DIRECTIVE:
Using the material below, work out how many lines contain the word "this". Reply with the number and nothing more.

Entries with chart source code
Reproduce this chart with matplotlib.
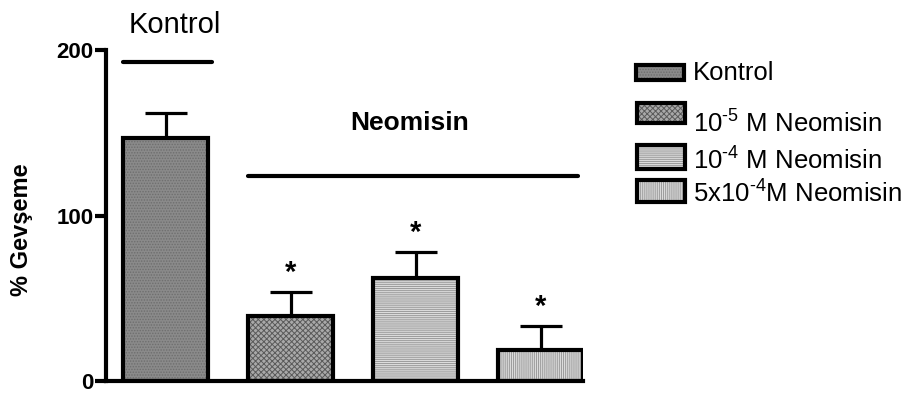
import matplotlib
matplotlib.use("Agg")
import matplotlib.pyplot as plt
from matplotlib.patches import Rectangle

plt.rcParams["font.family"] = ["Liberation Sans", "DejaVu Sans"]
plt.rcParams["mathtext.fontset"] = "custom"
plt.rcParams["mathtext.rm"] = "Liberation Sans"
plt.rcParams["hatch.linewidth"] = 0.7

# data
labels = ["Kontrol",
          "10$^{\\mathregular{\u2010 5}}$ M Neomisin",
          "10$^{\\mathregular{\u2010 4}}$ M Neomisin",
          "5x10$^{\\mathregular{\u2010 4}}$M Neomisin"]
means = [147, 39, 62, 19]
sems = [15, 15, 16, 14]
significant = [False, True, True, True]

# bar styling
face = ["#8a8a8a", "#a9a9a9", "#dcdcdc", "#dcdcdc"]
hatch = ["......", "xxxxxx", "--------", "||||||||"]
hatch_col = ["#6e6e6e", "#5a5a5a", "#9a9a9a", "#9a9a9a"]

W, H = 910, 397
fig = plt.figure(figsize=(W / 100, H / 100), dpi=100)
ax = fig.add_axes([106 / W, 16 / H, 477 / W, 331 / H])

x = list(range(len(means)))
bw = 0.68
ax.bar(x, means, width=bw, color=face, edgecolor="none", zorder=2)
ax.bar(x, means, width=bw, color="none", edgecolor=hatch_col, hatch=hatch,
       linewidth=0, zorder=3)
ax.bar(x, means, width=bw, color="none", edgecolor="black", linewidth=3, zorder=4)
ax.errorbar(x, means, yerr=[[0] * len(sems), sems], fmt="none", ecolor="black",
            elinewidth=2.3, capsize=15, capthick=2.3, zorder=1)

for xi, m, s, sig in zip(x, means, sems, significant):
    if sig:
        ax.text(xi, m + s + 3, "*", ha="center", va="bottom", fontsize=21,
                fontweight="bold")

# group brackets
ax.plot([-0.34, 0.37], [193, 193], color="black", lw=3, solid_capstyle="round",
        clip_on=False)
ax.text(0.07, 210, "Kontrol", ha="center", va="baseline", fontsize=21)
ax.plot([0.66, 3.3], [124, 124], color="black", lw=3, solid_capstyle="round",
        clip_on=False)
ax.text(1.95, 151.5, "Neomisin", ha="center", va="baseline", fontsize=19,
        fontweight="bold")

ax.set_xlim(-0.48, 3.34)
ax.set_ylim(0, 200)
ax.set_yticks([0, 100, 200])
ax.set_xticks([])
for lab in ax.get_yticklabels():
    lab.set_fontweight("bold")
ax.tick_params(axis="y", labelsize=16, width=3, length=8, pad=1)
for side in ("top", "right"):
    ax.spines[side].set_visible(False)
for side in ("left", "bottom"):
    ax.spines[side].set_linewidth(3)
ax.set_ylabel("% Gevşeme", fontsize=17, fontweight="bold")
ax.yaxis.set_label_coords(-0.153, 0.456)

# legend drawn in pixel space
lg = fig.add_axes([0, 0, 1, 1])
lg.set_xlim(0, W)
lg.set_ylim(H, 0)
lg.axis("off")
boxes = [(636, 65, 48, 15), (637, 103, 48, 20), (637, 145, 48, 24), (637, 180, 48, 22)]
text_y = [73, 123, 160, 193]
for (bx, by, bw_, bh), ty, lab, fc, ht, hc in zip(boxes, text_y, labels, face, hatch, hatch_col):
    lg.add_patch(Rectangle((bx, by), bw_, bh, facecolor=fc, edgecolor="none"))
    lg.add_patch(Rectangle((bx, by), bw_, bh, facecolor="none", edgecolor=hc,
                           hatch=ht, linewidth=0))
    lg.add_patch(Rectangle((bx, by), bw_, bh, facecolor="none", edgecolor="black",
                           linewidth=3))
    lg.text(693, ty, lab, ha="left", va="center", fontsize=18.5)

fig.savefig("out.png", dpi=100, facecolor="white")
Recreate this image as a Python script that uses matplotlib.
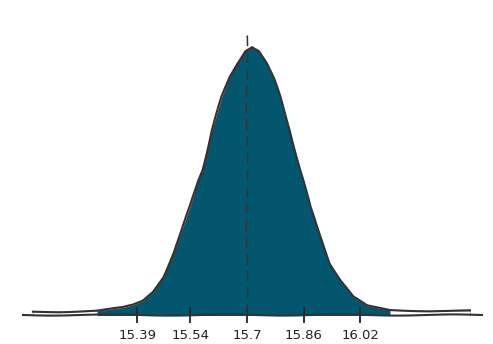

IN RESPONSE:
2